Изменить размер шрифта - +

Через полчаса один из них принёс в деревянной бадейке ключевой воды и откланялся.

— Софья, ты иди, отдохни, — обратился к травнице Никита. — Мха мне оставь. Если повязка промокнет, запас мха нужен. За помощь спасибо.

Теперь Никита остался с пациентом один на один. Вымыв руки, он сменил забрызганную кровью рубашку. Эх, одноразовое операционное бельё сюда бы или хотя бы клеёнчатый фартук. А то ведь не настираешься, никаких рубах не хватит.

Князь постанывал, то впадая в сон, то приходя в себя. Таким пациентам обычно несколько дней кололи обезболивающие, да где их взять? А потчевать князя дурман-травой Никита боялся.

Устал он сегодня, на нервах несколько часов жил. Ни черта ведь ничего нет. Это счастье, что князь на столе не умер. Теперь — выходить!

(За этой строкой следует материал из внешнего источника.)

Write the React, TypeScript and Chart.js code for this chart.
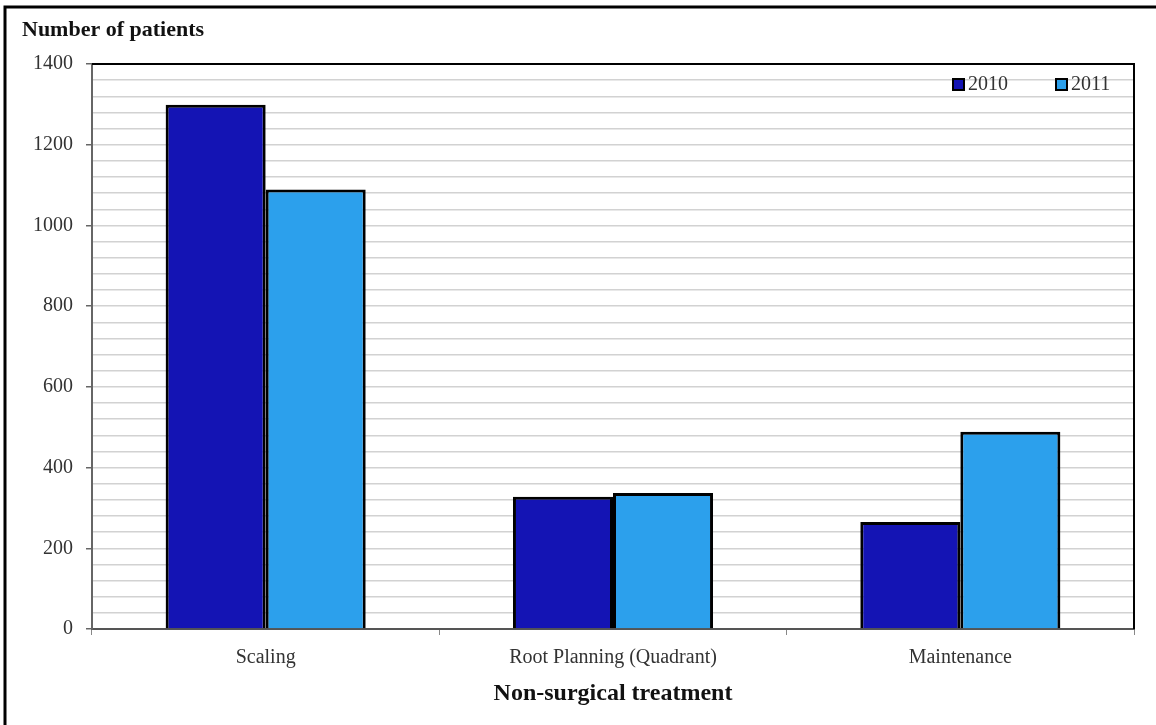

Никита улёгся на соседнюю кровать. Периодически поглядывая на князя, он протягивал к нему свою руку и проверял пульс. Пульс частил немного, но наполнение было хорошее. Сердце у князя ещё вполне, должен выкарабкаться. Уже ночью лоб ему пощупал — немного горячий. Зная, что у князя после операции и после эфира во рту сохло, дал ему тряпицу, смоченную водой — пососать. А поить нельзя. И каждый час вставал, губы князю мочил.

— Пить хочу! — прошептал тот.

— Терпи, князь, нельзя тебе пока пить. Через три дня вволю напьёшься. А сейчас только тряпицу сосать, ты уж не обижайся. Чувствуешь себя лучше?

— Болит.

— Чего же ты хотел? Я у тебя в животе ножом ковырялся. Палец обрежешь — и то несколько дней болит, а тут живот. Камней у тебя в жёлчном пузыре полно было, воспаление. Промедлили бы ещё немного — и всё, конец.

— Благодарствую.

Князь забылся в тяжёлом сне. Прикорнул и Никита. Но как только князь стонал, он просыпался, щупал пульс, слушал дыхание.

Ночь тянулась долго.

Утром пришла Софья.

— Как тут у вас дела?

— Не сглазить бы, но пока нормально.

— Я кашки принесла, тёплая ещё.

— Князю нельзя, а я съем.

Никита вчера не обедал и не ужинал, и потому отчаянно хотел есть. Он ушёл на кухню и там умял котелок каши. При князе есть неудобно, дразнить только.

Не успел он доесть, как заявились бояре.

— Как здоровье Семёна Афанасьевича?

— Так князя зовут, надо полагать?

— Неуж не знаешь? Ну и глухомань у вас!

— Носы-то не задирайте…

— Как здоровье князя?

— Жив. Поглядеть на него можете, но не разговаривайте, слаб он ещё.

Бояре, стараясь не топать сапогами, прошли к кровати князя, поклонились. Князь, услышав рядом движение, открыл глаза:

— У меня всё в порядке, уже и болит меньше.

Никита про себя подумал, что князь кривил душой — болеть ещё должно сильно.

— Ты только скажи, Семён Афанасьевич, что тебе надобно? Вмиг доставим.

— Пить хочу и есть хочу, а лекарь не дозволяет, говорит — нельзя.

— Сейчас мы с ним поговорим.

Оба боярина пришли на кухню. В этот момент Никита облизывал ложку, доедая кашу.

— Ты что же, лекарь, сам ешь, а князя голодом уморить хочешь? — возмутился один боярин.

— Нельзя ему есть — даже пить нельзя, только губы смочить. Когда можно будет, я скажу.

У бояр пыл маленько остыл.

— Дня через три ему бульон куриный можно будет, а дальше — поглядим.

— А ехать когда можно?

— Думаю, не раньше чем через седмицу. А то, если возможность есть, на корабле, в карете трясти сильно будет. Для князя это плохо.

Бояре переглянулись, и один другому сказал:

— Надо корабль арендовать. Я займусь, а ты с кучером карету в Москву гони.